--- Task description ---
Copy the data exactly; pictures stay out of the copy.

--- START ---

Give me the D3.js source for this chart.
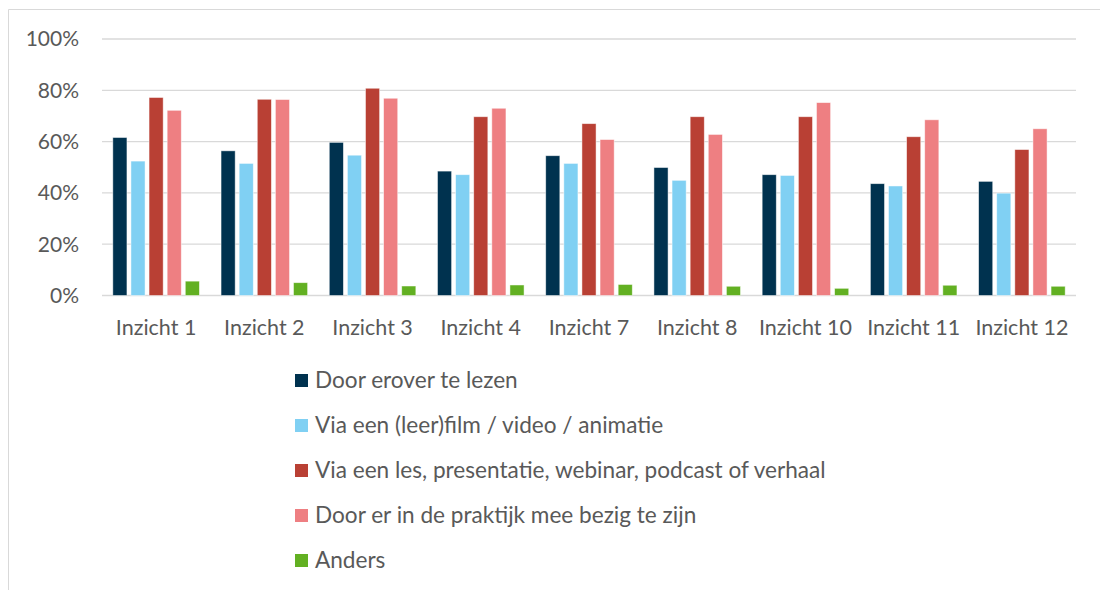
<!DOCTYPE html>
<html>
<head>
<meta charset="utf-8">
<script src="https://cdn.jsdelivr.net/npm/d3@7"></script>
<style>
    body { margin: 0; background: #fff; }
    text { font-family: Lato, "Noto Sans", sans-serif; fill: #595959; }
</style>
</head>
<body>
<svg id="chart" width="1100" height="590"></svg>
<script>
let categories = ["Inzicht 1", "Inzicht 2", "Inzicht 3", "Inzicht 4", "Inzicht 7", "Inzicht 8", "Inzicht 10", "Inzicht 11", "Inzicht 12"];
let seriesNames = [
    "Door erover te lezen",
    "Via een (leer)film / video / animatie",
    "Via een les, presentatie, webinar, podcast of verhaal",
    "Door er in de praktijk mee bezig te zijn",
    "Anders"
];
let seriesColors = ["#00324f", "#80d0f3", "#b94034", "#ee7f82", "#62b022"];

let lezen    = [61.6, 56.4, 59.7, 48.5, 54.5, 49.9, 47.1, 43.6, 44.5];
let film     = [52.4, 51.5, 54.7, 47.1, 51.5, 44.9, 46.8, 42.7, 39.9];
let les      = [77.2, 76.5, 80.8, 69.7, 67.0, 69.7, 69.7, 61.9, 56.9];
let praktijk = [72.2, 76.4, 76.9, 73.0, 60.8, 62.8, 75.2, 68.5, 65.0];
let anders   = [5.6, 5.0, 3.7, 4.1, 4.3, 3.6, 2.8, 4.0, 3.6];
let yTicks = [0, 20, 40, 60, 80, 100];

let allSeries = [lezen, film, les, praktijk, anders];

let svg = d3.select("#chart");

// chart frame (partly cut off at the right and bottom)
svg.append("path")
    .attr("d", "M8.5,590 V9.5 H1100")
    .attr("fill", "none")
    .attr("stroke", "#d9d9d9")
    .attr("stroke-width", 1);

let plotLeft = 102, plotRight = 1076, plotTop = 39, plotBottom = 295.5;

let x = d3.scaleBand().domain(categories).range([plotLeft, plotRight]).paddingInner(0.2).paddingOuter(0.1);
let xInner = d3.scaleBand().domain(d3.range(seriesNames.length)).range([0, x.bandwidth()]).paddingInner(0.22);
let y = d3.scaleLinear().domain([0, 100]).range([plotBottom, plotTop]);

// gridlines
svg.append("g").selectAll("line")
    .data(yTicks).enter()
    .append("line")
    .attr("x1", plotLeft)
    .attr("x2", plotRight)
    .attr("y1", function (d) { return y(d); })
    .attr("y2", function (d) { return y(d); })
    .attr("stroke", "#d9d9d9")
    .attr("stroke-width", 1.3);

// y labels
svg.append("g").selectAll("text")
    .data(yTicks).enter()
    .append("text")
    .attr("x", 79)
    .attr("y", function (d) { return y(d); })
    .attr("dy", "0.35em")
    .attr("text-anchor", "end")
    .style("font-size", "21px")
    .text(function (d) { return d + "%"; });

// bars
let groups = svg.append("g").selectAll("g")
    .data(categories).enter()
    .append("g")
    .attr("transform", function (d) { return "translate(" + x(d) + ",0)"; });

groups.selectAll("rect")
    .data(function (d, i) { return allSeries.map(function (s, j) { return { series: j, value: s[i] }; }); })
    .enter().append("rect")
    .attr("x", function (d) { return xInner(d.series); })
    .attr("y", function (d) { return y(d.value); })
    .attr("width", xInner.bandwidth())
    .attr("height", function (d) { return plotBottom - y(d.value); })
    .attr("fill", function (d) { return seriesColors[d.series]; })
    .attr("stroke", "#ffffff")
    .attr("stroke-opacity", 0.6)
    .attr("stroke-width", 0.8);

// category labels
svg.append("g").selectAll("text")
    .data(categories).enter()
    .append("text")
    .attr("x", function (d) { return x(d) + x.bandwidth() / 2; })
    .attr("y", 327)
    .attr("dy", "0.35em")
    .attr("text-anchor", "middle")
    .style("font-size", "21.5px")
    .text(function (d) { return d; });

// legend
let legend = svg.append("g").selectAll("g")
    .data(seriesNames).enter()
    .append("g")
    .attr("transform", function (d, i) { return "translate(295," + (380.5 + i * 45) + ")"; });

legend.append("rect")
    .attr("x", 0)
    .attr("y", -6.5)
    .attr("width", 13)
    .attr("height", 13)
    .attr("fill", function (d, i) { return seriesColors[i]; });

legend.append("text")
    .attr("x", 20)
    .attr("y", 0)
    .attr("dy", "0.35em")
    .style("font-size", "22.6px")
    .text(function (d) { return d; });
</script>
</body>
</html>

--- END ---

--- Result below ---
Give me the D3.js source for this chart.
<!DOCTYPE html>
<html>
<head>
<meta charset="utf-8">
<script src="https://cdn.jsdelivr.net/npm/d3@7"></script>
<style>
    body { margin: 0; background: #fff; }
    text { font-family: Lato, "Noto Sans", sans-serif; fill: #595959; }
</style>
</head>
<body>
<svg id="chart" width="1100" height="590"></svg>
<script>
let categories = ["Inzicht 1", "Inzicht 2", "Inzicht 3", "Inzicht 4", "Inzicht 7", "Inzicht 8", "Inzicht 10", "Inzicht 11", "Inzicht 12"];
let seriesNames = [
    "Door erover te lezen",
    "Via een (leer)film / video / animatie",
    "Via een les, presentatie, webinar, podcast of verhaal",
    "Door er in de praktijk mee bezig te zijn",
    "Anders"
];
let seriesColors = ["#00324f", "#80d0f3", "#b94034", "#ee7f82", "#62b022"];

let lezen    = [61.6, 56.4, 59.7, 48.5, 54.5, 49.9, 47.1, 43.6, 44.5];
let film     = [52.4, 51.5, 54.7, 47.1, 51.5, 44.9, 46.8, 42.7, 39.9];
let les      = [77.2, 76.5, 80.8, 69.7, 67.0, 69.7, 69.7, 61.9, 56.9];
let praktijk = [72.2, 76.4, 76.9, 73.0, 60.8, 62.8, 75.2, 68.5, 65.0];
let anders   = [5.6, 5.0, 3.7, 4.1, 4.3, 3.6, 2.8, 4.0, 3.6];
let yTicks = [0, 20, 40, 60, 80, 100];

let allSeries = [lezen, film, les, praktijk, anders];

let svg = d3.select("#chart");

// chart frame (partly cut off at the right and bottom)
svg.append("path")
    .attr("d", "M8.5,590 V9.5 H1100")
    .attr("fill", "none")
    .attr("stroke", "#d9d9d9")
    .attr("stroke-width", 1);

let plotLeft = 102, plotRight = 1076, plotTop = 39, plotBottom = 295.5;

let x = d3.scaleBand().domain(categories).range([plotLeft, plotRight]).paddingInner(0.2).paddingOuter(0.1);
let xInner = d3.scaleBand().domain(d3.range(seriesNames.length)).range([0, x.bandwidth()]).paddingInner(0.22);
let y = d3.scaleLinear().domain([0, 100]).range([plotBottom, plotTop]);

// gridlines
svg.append("g").selectAll("line")
    .data(yTicks).enter()
    .append("line")
    .attr("x1", plotLeft)
    .attr("x2", plotRight)
    .attr("y1", function (d) { return y(d); })
    .attr("y2", function (d) { return y(d); })
    .attr("stroke", "#d9d9d9")
    .attr("stroke-width", 1.3);

// y labels
svg.append("g").selectAll("text")
    .data(yTicks).enter()
    .append("text")
    .attr("x", 79)
    .attr("y", function (d) { return y(d); })
    .attr("dy", "0.35em")
    .attr("text-anchor", "end")
    .style("font-size", "21px")
    .text(function (d) { return d + "%"; });

// bars
let groups = svg.append("g").selectAll("g")
    .data(categories).enter()
    .append("g")
    .attr("transform", function (d) { return "translate(" + x(d) + ",0)"; });

groups.selectAll("rect")
    .data(function (d, i) { return allSeries.map(function (s, j) { return { series: j, value: s[i] }; }); })
    .enter().append("rect")
    .attr("x", function (d) { return xInner(d.series); })
    .attr("y", function (d) { return y(d.value); })
    .attr("width", xInner.bandwidth())
    .attr("height", function (d) { return plotBottom - y(d.value); })
    .attr("fill", function (d) { return seriesColors[d.series]; })
    .attr("stroke", "#ffffff")
    .attr("stroke-opacity", 0.6)
    .attr("stroke-width", 0.8);

// category labels
svg.append("g").selectAll("text")
    .data(categories).enter()
    .append("text")
    .attr("x", function (d) { return x(d) + x.bandwidth() / 2; })
    .attr("y", 327)
    .attr("dy", "0.35em")
    .attr("text-anchor", "middle")
    .style("font-size", "21.5px")
    .text(function (d) { return d; });

// legend
let legend = svg.append("g").selectAll("g")
    .data(seriesNames).enter()
    .append("g")
    .attr("transform", function (d, i) { return "translate(295," + (380.5 + i * 45) + ")"; });

legend.append("rect")
    .attr("x", 0)
    .attr("y", -6.5)
    .attr("width", 13)
    .attr("height", 13)
    .attr("fill", function (d, i) { return seriesColors[i]; });

legend.append("text")
    .attr("x", 20)
    .attr("y", 0)
    .attr("dy", "0.35em")
    .style("font-size", "22.6px")
    .text(function (d) { return d; });
</script>
</body>
</html>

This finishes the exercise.